God bless her, this person was doing her best to help me. But my real barrier to being persuaded was that she gave me cognitive dissonance. This clinician did not model what she said. Quite apart from the crude Change or Die strategy, the problem was… well…she was clearly clinically obese and depressed.
What I am NOT saying…
Now, this is not a criticism of who she was as a person, but the person in the room did not match the message.
Nor am I saying a normal BMI should be mandatory of healthcare professionals. God knows, we need each and every one of them right now, and I’m thankful for them.
And I am not making a case about something as superficial as our physical appearance or weight. And I would not want to leave you thinking that I am that prejudiced against fat people! I myself was clinically obese for a number of years, as I was at that particular appointment…hence the lecture.
The Internal Journey
What you do speaks so loudly that I cannot hear what you say.Ralph Waldo Emerson
My point here is that when any of us seeks to influence others to action, then the job needs to start with ourselves.
We can have the right information, good methodology, superior research, but we are unlikely to influence those around us if we do not walk the talk.
Usually, when I have been presenting to a room of leaders, they are all invested on knowing how to lead their teams, their organisation, or their community better.
First, though, there needs to be an internal journey. Every leader needs to be authentic in leading themselves into that better future first.
The issue is often the person we bring into the room.
As adults, we have a highly-developed sense of discernment when engaging with other humans. What some call micro-tells, small pieces of evidence in the person before us, reveal whether they are a threat, or lying, or distressed. These micro-tells can be small eye movements, gestures, posture, as well as the pitch and tone of the voice.
When someone is trying to persuade us to change, to buy, to allow them to draw closer, they are communicating with us at a far deeper level than the content of what they say.
My worst moments
All my worst leadership moments were when I was over-stressed, hurried, depressed or angry. My most effective moments were when the future was the person I brought into the room in myself.

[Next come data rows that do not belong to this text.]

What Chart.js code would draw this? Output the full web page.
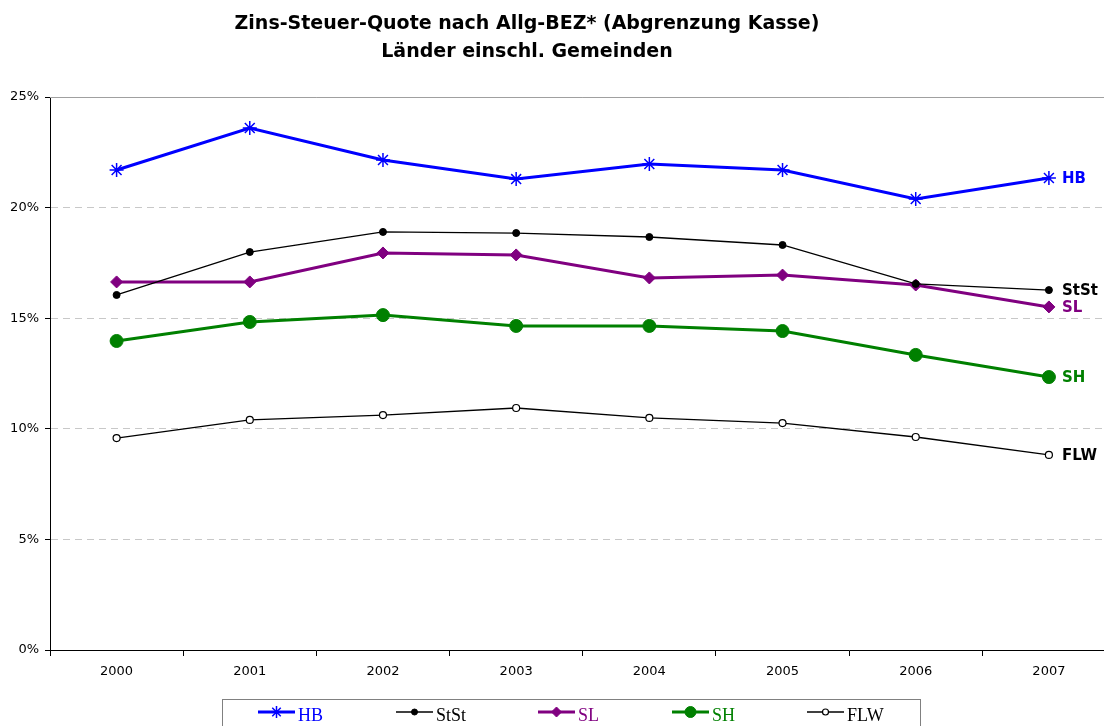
<!DOCTYPE html>
<html>
<head>
<meta charset="utf-8">
<script src="https://cdn.jsdelivr.net/npm/chart.js@4/dist/chart.umd.min.js"></script>
<style>
  body { margin: 0; overflow: hidden; background: #fff; }
  #wrap { position: relative; width: 1104px; height: 726px; overflow: hidden; }
  #title {
    position: absolute; left: 0; top: 8px; width: 1054px;
    text-align: center; font: bold 19px "DejaVu Sans", sans-serif;
    line-height: 28px; color: #000;
  }
  canvas { position: absolute; left: 0; top: 0; }
</style>
</head>
<body>
<div id="wrap">
  <canvas id="c" width="1124" height="726"></canvas>
  <div id="title">Zins-Steuer-Quote nach Allg-BEZ* (Abgrenzung Kasse)<br>Länder einschl. Gemeinden</div>
</div>
<script>
const years = ["2000", "2001", "2002", "2003", "2004", "2005", "2006", "2007"];
const hb   = [21.70, 23.60, 22.15, 21.29, 21.97, 21.70, 20.39, 21.34];
const stst = [16.05, 17.99, 18.90, 18.85, 18.67, 18.31, 16.55, 16.27];
const sl   = [16.64, 16.64, 17.95, 17.86, 16.82, 16.95, 16.50, 15.51];
const sh   = [13.97, 14.83, 15.14, 14.65, 14.65, 14.42, 13.34, 12.34];
const flw  = [9.58, 10.40, 10.62, 10.94, 10.49, 10.26, 9.63, 8.82];
const yTicks = [0, 5, 10, 15, 20, 25];

const sansFont = "'DejaVu Sans', sans-serif";

// top border line of the plot, solid
const topLine = {
  id: 'topLine',
  beforeDatasetsDraw(chart) {
    const a = chart.chartArea, ctx = chart.ctx;
    ctx.save();
    ctx.strokeStyle = '#a0a0a0';
    ctx.lineWidth = 1;
    ctx.beginPath();
    ctx.moveTo(a.left, Math.round(a.top) + 0.5);
    ctx.lineTo(a.right, Math.round(a.top) + 0.5);
    ctx.stroke();
    ctx.restore();
  }
};

// series names right of the last point
const endLabels = {
  id: 'endLabels',
  afterDatasetsDraw(chart) {
    const ctx = chart.ctx;
    ctx.save();
    ctx.font = "bold 15px " + sansFont;
    ctx.textBaseline = 'middle';
    chart.data.datasets.forEach((ds, i) => {
      const pts = chart.getDatasetMeta(i).data;
      const p = pts[pts.length - 1];
      ctx.fillStyle = ds.borderColor;
      ctx.fillText(ds.label, p.x + 13, p.y + 1);
    });
    ctx.restore();
  }
};

// legend box at the bottom, Excel style
const legendBox = {
  id: 'legendBox',
  afterDraw(chart) {
    const ctx = chart.ctx;
    const starts = [258, 396, 538, 672, 807];
    const legendRadius = [6, 3, 5, 5.5, 3];
    const y = 712;
    ctx.save();
    ctx.strokeStyle = '#808080';
    ctx.lineWidth = 1;
    ctx.strokeRect(222.5, 699.5, 698, 40);
    ctx.font = "18px 'Liberation Serif', serif";
    ctx.textBaseline = 'alphabetic';
    chart.data.datasets.forEach((ds, i) => {
      const x0 = starts[i];
      ctx.strokeStyle = ds.borderColor;
      ctx.lineWidth = ds.borderWidth;
      ctx.beginPath();
      ctx.moveTo(x0, y);
      ctx.lineTo(x0 + 37, y);
      ctx.stroke();
      ctx.fillStyle = ds.pointBackgroundColor;
      ctx.strokeStyle = ds.pointBorderColor;
      ctx.lineWidth = ds.pointBorderWidth;
      Chart.helpers.drawPoint(ctx, {
        pointStyle: ds.pointStyle,
        radius: legendRadius[i],
        rotation: 0,
        borderWidth: ds.pointBorderWidth
      }, x0 + 18.5, y);
      ctx.fillStyle = ds.legendText;
      ctx.fillText(ds.label, x0 + 40, y + 9);
    });
    ctx.restore();
  }
};

new Chart(document.getElementById('c'), {
  type: 'line',
  data: {
    labels: years,
    datasets: [
      { label: 'HB', data: hb, borderColor: '#0000ff', borderWidth: 3,
        pointStyle: 'star', pointRadius: 7, pointBorderWidth: 1.5,
        pointBackgroundColor: '#0000ff', pointBorderColor: '#0000ff', legendText: '#0000ff' },
      { label: 'StSt', data: stst, borderColor: '#000000', borderWidth: 1.3,
        pointStyle: 'circle', pointRadius: 3.5, pointBorderWidth: 1,
        pointBackgroundColor: '#000000', pointBorderColor: '#000000', legendText: '#000000' },
      { label: 'SL', data: sl, borderColor: '#800080', borderWidth: 3,
        pointStyle: 'rectRot', pointRadius: 6, pointBorderWidth: 1,
        pointBackgroundColor: '#800080', pointBorderColor: '#800080', legendText: '#800080' },
      { label: 'SH', data: sh, borderColor: '#008000', borderWidth: 3,
        pointStyle: 'circle', pointRadius: 6.5, pointBorderWidth: 1,
        pointBackgroundColor: '#008000', pointBorderColor: '#008000', legendText: '#008000' },
      { label: 'FLW', data: flw, borderColor: '#000000', borderWidth: 1.3,
        pointStyle: 'circle', pointRadius: 3.5, pointBorderWidth: 1.2,
        pointBackgroundColor: '#ffffff', pointBorderColor: '#000000', legendText: '#000000' }
    ]
  },
  options: {
    responsive: false,
    animation: false,
    layout: { padding: { top: 97, right: 0, left: 0, bottom: 0 } },
    elements: { line: { tension: 0 } },
    plugins: {
      legend: { display: false },
      title: { display: false },
      tooltip: { enabled: false }
    },
    scales: {
      x: {
        offset: true,
        grid: { offset: true, drawOnChartArea: false, tickLength: 6, tickColor: '#000', color: '#000' },
        border: { color: '#000', width: 1 },
        ticks: { color: '#000', font: { family: sansFont, size: 13 }, padding: 8 },
        afterFit(s) { s.height = 76; }
      },
      y: {
        min: 0, max: 25,
        afterBuildTicks(s) { s.ticks = yTicks.map(v => ({ value: v })); },
        grid: { color: '#c8c8c8', tickColor: '#000', tickLength: 5, drawTicks: true },
        border: { color: '#000', width: 1, dash: [7, 5] },
        ticks: { color: '#000', font: { family: sansFont, size: 13 }, padding: 6,
                 callback: v => v + '%' },
        afterFit(s) { s.width = 50; }
      }
    }
  },
  plugins: [topLine, endLabels, legendBox]
});
</script>
</body>
</html>
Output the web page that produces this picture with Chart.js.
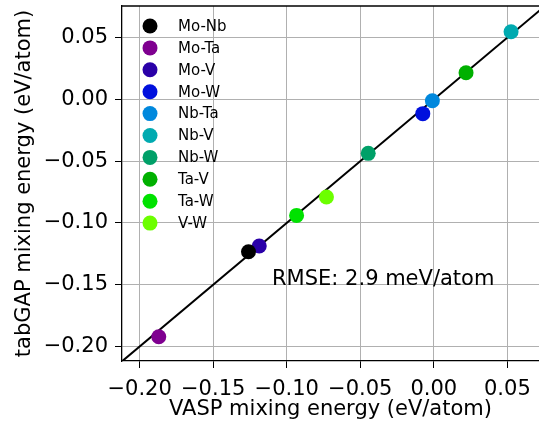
<!DOCTYPE html>
<html>
<head>
<meta charset="utf-8">
<script src="https://cdn.jsdelivr.net/npm/chart.js"></script>
<style>
html, body { margin: 0; padding: 0; background: #fff; }
#wrap { width: 539px; height: 428px; }
</style>
</head>
<body>
<div id="wrap"><canvas id="parityChart" width="539" height="428"></canvas></div>
<script>
// binary systems and their mixing energies (eV/atom)
const systems = ['Mo-Nb', 'Mo-Ta', 'Mo-V', 'Mo-W', 'Nb-Ta', 'Nb-V', 'Nb-W', 'Ta-V', 'Ta-W', 'V-W'];
const vaspEnergy = [-0.126, -0.187, -0.1187, -0.0075, -0.001, 0.0525, -0.0446, 0.0219, -0.0933, -0.073];
const tabgapEnergy = [-0.1233, -0.1921, -0.1187, -0.0116, -0.0011, 0.0547, -0.0437, 0.0215, -0.0939, -0.079];
const systemColors = ['#000000', '#7f0090', '#2a00a8', '#0010dd', '#0088dd', '#00aab0', '#00a068', '#00b000', '#00e200', '#6cff00'];

const xLimits = [-0.212, 0.0715];
const yLimits = [-0.2117, 0.0755];
const diagonal = [-0.212, 0.0755];
const xTicks = [-0.20, -0.15, -0.10, -0.05, 0.00, 0.05];
const yTicks = [-0.20, -0.15, -0.10, -0.05, 0.00, 0.05];
const rmseLabel = 'RMSE: 2.9 meV/atom';
const rmsePos = [-0.11, -0.15];

const FONT = '"DejaVu Sans", sans-serif';

function fmt(v) {
    return v.toFixed(2).replace('-', '\u2212');
}

const datasets = systems.map((name, i) => ({
    type: 'scatter',
    label: name,
    data: [{ x: vaspEnergy[i], y: tabgapEnergy[i] }],
    backgroundColor: systemColors[i],
    pointRadius: 7.5,
    pointHoverRadius: 7.5,
    borderWidth: 0,
    order: 0
}));

// y = x reference line
datasets.push({
    type: 'line',
    label: 'ideal',
    data: diagonal.map(v => ({ x: v, y: v })),
    borderColor: '#000',
    borderWidth: 2,
    pointRadius: 0,
    order: 1
});

// legend inside the plot, top-left, no frame
const pairLegend = {
    id: 'pairLegend',
    afterDraw(chart) {
        const ctx = chart.ctx;
        ctx.save();
        ctx.font = '15px ' + FONT;
        ctx.textBaseline = 'middle';
        systems.forEach((name, i) => {
            const y = 26 + i * 21.9;
            ctx.beginPath();
            ctx.arc(150, y, 7.5, 0, Math.PI * 2);
            ctx.fillStyle = systemColors[i];
            ctx.fill();
            ctx.fillStyle = '#000';
            ctx.fillText(name, 178, y + 1);
        });
        ctx.restore();
    }
};

// top spine + RMSE annotation
const extras = {
    id: 'extras',
    afterDraw(chart) {
        const ctx = chart.ctx;
        const area = chart.chartArea;
        ctx.save();
        ctx.strokeStyle = '#000';
        ctx.lineWidth = 1.3;
        ctx.beginPath();
        ctx.moveTo(area.left, area.top);
        ctx.lineTo(area.right, area.top);
        ctx.stroke();

        ctx.font = '21px ' + FONT;
        ctx.fillStyle = '#000';
        ctx.textBaseline = 'alphabetic';
        ctx.fillText(rmseLabel, chart.scales.x.getPixelForValue(rmsePos[0]), chart.scales.y.getPixelForValue(rmsePos[1]));
        ctx.restore();
    }
};

const ctx = document.getElementById('parityChart').getContext('2d');
const parityChart = new Chart(ctx, {
    data: { datasets: datasets },
    options: {
        responsive: false,
        animation: false,
        layout: { autoPadding: false, padding: { top: 6, right: 0, left: 0, bottom: 0 } },
        plugins: {
            legend: { display: false },
            tooltip: { enabled: false }
        },
        scales: {
            x: {
                type: 'linear',
                min: xLimits[0],
                max: xLimits[1],
                afterBuildTicks: (scale) => { scale.ticks = xTicks.map(v => ({ value: v })); },
                afterFit: (scale) => {
                    scale.height = 67;
                    scale.paddingLeft = 0;
                    scale.paddingRight = 0;
                },
                grid: { color: '#b0b0b0', lineWidth: 1, tickColor: '#000', tickLength: 7, drawTicks: true },
                border: { color: '#000', width: 1.3 },
                ticks: {
                    color: '#000',
                    padding: 9,
                    maxRotation: 0,
                    font: { family: FONT, size: 21 },
                    callback: (v) => fmt(v)
                },
                title: {
                    display: true,
                    text: 'VASP mixing energy (eV/atom)',
                    color: '#000',
                    font: { family: FONT, size: 21 },
                    padding: { top: 0, bottom: 6 }
                }
            },
            y: {
                type: 'linear',
                min: yLimits[0],
                max: yLimits[1],
                afterBuildTicks: (scale) => { scale.ticks = yTicks.map(v => ({ value: v })); },
                afterFit: (scale) => {
                    scale.width = 122;
                    scale.paddingTop = 0;
                    scale.paddingBottom = 0;
                },
                grid: { color: '#b0b0b0', lineWidth: 1, tickColor: '#000', tickLength: 7, drawTicks: true },
                border: { color: '#000', width: 1.3 },
                ticks: {
                    color: '#000',
                    padding: 7,
                    font: { family: FONT, size: 21 },
                    callback: (v) => fmt(v)
                },
                title: {
                    display: true,
                    text: 'tabGAP mixing energy (eV/atom)',
                    color: '#000',
                    font: { family: FONT, size: 21 },
                    padding: { top: 12, bottom: 0 }
                }
            }
        }
    },
    plugins: [pairLegend, extras]
});
</script>
</body>
</html>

The uncomfortable truth for us is this: before we can lead others, we need to lead ourselves. Before we can expect our team to change, we must already be changing and show them in our own lives. Before the call, comes the example, the model in us.
Who is showing up?
It becomes vital, then, that we are self-aware enough to know whom we are bringing into the room. We need to become aware of the non-verbal messages we might be communicating. What is the best self we can bring to this engagement? And if we are too busy, stressed, driven or distressed, then maybe we need to postpone until we are ready.
Some will see this as an exercise in fakery.
We are not that stupid.
No, this is a call to personal authenticity.